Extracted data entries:

----

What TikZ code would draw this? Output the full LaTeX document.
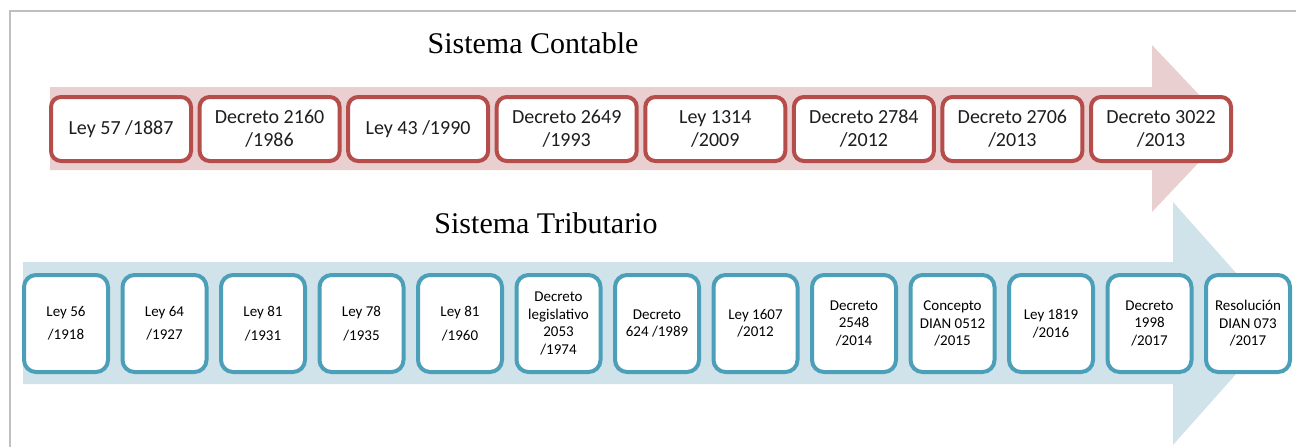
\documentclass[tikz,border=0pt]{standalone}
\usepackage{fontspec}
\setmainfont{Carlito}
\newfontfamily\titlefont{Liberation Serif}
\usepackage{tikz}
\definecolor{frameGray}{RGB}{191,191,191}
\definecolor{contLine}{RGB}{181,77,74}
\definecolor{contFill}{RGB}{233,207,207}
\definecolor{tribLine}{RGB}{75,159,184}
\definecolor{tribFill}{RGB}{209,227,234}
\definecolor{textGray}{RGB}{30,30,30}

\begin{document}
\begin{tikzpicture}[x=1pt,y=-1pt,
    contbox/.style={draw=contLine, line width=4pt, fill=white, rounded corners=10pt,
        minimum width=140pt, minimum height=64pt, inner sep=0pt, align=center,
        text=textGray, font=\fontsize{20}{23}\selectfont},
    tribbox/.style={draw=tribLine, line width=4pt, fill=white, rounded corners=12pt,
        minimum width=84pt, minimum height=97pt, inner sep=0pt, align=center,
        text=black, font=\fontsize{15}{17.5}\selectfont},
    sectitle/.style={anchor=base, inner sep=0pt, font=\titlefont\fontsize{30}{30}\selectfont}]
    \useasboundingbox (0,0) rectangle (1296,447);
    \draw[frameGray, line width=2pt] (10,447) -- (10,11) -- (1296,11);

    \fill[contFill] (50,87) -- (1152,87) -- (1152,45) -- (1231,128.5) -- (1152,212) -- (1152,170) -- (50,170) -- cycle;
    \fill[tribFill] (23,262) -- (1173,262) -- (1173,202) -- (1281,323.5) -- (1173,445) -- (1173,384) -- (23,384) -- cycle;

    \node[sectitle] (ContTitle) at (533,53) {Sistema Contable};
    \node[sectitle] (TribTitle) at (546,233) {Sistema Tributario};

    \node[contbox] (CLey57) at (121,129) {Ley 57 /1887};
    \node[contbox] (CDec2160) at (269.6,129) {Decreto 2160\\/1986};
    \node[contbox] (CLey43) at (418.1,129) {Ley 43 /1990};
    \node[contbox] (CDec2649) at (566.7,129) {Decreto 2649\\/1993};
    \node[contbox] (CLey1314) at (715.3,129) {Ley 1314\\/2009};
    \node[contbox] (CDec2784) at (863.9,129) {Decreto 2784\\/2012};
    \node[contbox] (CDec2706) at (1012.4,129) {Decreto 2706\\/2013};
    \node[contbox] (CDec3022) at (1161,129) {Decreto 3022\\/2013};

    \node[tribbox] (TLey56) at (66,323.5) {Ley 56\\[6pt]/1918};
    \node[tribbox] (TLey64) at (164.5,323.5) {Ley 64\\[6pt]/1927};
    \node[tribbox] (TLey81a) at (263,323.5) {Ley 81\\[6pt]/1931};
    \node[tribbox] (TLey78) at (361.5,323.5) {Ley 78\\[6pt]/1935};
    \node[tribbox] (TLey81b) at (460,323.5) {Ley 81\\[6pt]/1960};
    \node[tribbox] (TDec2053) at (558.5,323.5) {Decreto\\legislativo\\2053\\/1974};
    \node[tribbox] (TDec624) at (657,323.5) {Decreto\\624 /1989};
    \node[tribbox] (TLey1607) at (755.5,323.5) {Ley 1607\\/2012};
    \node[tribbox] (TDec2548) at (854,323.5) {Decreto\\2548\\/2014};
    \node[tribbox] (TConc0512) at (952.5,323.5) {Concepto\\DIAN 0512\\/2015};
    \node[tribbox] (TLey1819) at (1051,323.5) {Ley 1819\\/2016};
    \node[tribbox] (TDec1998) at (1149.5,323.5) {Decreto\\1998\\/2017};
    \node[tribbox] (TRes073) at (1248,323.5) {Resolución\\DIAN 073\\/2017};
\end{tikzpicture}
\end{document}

----

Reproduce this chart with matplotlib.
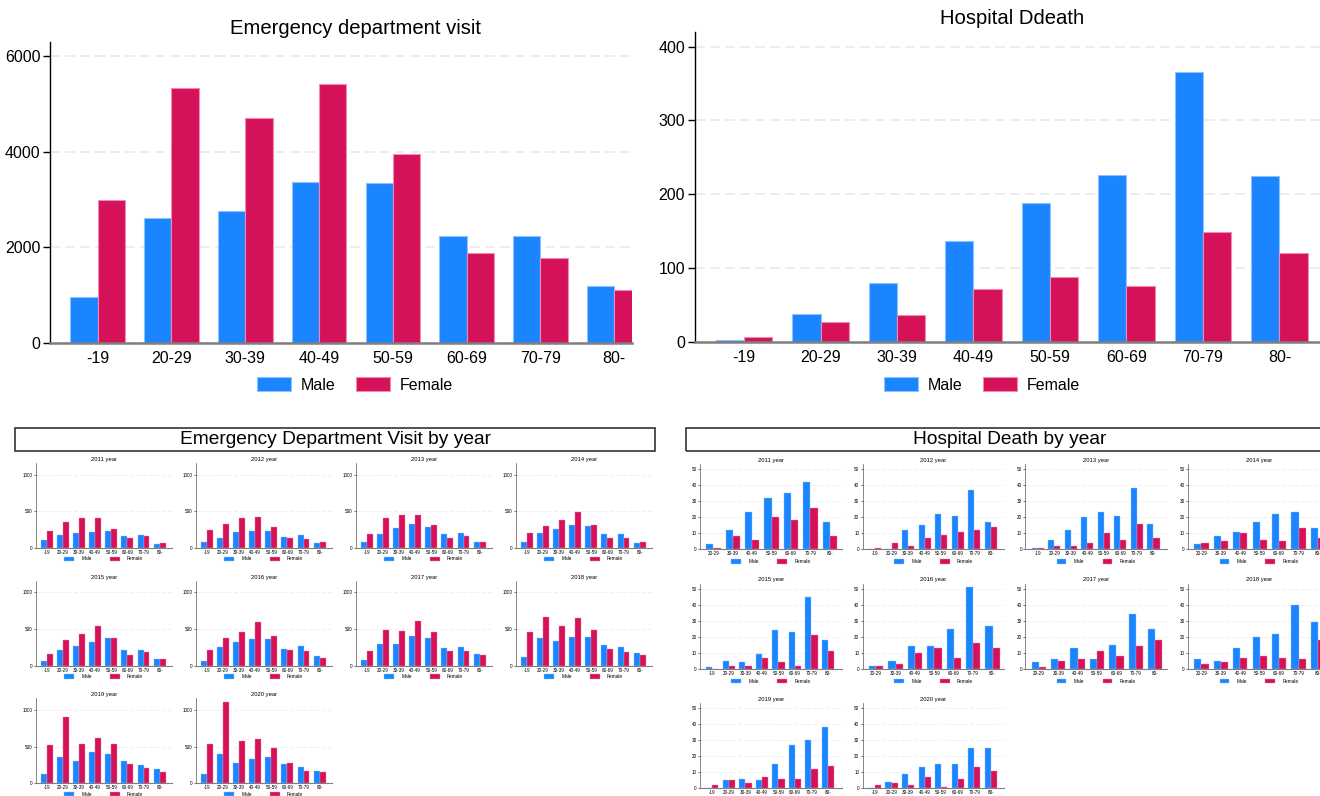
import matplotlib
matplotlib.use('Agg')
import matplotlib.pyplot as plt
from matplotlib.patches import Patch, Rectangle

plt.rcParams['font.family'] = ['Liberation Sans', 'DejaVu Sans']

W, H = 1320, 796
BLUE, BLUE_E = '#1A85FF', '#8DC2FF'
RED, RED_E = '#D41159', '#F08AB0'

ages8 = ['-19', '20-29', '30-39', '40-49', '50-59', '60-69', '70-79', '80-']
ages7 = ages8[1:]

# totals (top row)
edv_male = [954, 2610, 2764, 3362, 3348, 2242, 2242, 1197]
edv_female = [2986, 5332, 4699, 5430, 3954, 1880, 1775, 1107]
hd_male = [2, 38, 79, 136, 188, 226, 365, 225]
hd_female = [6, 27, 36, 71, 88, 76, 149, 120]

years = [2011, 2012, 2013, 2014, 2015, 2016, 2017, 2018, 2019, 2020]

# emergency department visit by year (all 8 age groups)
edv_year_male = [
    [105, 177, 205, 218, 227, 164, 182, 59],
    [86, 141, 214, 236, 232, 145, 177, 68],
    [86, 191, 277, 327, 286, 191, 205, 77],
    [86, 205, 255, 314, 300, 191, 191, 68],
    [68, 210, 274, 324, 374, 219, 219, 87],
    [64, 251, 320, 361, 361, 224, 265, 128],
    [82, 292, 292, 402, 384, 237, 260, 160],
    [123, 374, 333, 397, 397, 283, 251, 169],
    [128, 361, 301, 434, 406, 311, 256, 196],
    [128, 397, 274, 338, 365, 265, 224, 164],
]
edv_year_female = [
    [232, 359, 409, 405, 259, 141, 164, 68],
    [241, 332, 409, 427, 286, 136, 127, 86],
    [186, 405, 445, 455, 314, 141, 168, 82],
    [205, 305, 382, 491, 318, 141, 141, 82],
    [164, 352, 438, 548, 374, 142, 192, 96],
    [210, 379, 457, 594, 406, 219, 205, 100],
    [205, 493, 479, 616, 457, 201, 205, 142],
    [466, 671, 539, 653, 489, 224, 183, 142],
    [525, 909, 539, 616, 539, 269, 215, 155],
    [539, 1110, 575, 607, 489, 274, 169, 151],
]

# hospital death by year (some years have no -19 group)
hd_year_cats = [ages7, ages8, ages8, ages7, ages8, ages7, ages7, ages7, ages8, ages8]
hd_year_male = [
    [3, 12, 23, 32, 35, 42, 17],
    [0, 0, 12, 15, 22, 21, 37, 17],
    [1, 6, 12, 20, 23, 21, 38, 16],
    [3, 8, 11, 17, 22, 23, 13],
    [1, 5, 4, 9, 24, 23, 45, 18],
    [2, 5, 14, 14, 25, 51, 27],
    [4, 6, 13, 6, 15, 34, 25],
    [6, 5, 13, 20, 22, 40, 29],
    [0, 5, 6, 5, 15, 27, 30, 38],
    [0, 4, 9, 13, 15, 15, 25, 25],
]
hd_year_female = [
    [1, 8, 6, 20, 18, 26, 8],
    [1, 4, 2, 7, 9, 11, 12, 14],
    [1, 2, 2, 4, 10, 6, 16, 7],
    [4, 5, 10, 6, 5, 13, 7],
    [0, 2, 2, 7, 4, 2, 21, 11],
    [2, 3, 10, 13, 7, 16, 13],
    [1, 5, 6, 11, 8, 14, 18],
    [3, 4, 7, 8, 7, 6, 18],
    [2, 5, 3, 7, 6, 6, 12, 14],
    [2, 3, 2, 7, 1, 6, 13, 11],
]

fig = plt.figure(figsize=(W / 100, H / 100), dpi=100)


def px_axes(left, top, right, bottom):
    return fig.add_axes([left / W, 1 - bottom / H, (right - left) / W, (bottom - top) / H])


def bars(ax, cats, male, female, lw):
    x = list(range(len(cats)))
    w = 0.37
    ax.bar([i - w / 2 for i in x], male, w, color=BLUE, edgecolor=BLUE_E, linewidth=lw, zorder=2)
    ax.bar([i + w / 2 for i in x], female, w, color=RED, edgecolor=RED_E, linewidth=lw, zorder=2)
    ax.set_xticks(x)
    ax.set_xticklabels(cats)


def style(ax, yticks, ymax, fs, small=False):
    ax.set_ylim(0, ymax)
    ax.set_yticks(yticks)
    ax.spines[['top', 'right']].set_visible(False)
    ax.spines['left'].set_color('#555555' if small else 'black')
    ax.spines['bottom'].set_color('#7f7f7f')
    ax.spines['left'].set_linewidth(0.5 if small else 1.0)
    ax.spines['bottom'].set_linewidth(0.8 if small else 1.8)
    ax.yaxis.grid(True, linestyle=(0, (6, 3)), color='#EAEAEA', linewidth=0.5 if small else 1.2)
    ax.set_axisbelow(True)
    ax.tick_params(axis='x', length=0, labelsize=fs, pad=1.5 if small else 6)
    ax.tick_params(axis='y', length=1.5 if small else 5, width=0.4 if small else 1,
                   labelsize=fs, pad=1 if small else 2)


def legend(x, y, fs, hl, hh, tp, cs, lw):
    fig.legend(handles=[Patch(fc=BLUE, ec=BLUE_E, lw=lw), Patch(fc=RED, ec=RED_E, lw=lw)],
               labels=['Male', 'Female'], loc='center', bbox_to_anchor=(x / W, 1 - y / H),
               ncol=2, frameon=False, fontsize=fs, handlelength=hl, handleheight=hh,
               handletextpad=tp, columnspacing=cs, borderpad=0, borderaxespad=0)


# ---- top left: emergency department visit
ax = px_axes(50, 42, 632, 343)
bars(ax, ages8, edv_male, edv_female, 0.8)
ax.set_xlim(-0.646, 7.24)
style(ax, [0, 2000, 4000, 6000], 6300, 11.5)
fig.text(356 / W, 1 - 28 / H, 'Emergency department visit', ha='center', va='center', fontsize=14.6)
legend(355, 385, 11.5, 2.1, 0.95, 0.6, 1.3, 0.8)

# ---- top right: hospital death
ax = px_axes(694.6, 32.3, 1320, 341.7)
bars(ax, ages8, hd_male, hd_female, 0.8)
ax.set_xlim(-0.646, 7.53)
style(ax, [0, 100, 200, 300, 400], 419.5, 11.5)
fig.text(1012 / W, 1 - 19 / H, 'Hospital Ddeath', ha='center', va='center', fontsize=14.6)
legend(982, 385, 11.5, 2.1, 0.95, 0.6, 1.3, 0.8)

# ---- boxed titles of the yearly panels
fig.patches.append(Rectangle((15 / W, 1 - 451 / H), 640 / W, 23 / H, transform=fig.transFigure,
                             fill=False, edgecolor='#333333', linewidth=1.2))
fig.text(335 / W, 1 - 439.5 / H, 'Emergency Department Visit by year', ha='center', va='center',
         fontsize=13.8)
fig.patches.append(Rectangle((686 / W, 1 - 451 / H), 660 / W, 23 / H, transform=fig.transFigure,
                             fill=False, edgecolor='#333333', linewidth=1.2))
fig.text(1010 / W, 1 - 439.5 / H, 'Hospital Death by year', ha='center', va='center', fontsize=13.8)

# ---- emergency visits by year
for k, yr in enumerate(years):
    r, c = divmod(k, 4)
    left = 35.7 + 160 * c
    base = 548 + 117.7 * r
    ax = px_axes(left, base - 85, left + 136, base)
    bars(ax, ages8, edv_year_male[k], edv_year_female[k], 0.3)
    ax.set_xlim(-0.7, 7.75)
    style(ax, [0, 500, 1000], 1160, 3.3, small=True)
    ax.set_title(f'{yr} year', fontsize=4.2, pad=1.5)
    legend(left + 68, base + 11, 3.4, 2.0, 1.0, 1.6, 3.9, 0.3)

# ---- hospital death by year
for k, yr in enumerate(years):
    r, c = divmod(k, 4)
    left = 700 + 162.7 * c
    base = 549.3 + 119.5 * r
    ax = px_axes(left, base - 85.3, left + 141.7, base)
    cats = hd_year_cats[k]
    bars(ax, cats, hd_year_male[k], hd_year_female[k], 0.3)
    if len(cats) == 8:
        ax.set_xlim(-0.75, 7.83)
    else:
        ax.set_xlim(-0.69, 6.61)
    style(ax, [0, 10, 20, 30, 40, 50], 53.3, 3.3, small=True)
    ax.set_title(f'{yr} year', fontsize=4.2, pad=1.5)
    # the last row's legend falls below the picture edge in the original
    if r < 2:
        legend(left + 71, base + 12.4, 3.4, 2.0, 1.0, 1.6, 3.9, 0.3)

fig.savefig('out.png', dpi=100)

----

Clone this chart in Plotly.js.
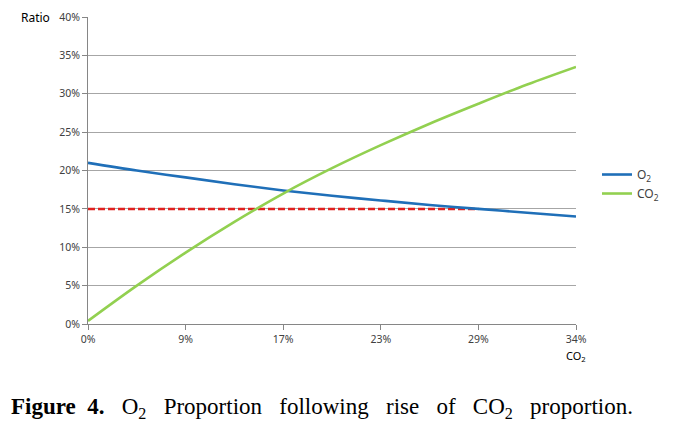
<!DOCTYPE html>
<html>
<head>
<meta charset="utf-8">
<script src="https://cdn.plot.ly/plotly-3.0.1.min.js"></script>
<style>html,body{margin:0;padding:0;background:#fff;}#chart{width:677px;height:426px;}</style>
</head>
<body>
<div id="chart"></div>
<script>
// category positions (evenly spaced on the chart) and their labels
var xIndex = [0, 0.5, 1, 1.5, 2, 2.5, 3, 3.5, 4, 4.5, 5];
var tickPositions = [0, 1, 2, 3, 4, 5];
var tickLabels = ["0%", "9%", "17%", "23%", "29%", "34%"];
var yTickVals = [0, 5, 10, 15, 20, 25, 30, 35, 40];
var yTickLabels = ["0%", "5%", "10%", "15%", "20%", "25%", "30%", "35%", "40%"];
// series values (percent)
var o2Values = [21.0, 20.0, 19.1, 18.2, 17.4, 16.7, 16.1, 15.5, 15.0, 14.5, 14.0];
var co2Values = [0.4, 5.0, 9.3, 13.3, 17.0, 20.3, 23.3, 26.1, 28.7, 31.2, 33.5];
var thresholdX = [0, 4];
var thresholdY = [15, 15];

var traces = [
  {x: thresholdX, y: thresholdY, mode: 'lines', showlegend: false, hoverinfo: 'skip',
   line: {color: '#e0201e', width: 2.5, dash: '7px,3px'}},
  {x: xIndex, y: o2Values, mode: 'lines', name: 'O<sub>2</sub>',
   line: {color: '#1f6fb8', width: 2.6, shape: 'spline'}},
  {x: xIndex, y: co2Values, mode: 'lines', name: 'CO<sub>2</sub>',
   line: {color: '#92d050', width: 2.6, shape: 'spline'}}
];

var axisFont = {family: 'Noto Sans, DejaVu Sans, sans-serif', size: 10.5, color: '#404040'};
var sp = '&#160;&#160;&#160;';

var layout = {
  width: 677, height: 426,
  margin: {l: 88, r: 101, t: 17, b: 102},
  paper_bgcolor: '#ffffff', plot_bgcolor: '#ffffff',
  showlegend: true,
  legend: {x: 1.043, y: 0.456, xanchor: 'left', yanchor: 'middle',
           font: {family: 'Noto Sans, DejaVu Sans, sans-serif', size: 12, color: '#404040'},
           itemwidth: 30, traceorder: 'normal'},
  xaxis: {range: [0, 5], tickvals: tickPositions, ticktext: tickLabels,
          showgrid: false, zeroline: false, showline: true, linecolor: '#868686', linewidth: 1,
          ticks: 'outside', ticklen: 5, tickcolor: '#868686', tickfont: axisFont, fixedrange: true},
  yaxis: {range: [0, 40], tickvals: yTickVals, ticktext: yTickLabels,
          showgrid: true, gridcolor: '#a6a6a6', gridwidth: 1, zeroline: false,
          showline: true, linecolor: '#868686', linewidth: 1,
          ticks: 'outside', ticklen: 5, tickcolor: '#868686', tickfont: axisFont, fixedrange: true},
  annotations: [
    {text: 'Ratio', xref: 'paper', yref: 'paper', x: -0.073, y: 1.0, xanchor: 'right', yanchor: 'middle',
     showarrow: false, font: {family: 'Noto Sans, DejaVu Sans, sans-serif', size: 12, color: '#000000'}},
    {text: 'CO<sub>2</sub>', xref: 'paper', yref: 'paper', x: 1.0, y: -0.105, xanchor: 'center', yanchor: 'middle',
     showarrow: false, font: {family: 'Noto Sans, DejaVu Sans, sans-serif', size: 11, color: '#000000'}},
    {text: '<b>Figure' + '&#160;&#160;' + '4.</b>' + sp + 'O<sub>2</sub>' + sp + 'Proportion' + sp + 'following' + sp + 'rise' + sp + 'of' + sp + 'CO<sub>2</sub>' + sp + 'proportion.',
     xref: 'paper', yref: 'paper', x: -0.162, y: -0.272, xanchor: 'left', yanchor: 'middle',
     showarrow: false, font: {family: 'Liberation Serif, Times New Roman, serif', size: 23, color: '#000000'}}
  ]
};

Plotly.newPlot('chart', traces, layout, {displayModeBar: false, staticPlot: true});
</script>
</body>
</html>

----

Pull every line containing the word "draw" out of the entries above.

> _COMPLETED TASK_
What TikZ code would draw this? Output the full LaTeX document.
    contbox/.style={draw=contLine, line width=4pt, fill=white, rounded corners=10pt,
    tribbox/.style={draw=tribLine, line width=4pt, fill=white, rounded corners=12pt,
    \draw[frameGray, line width=2pt] (10,447) -- (10,11) -- (1296,11);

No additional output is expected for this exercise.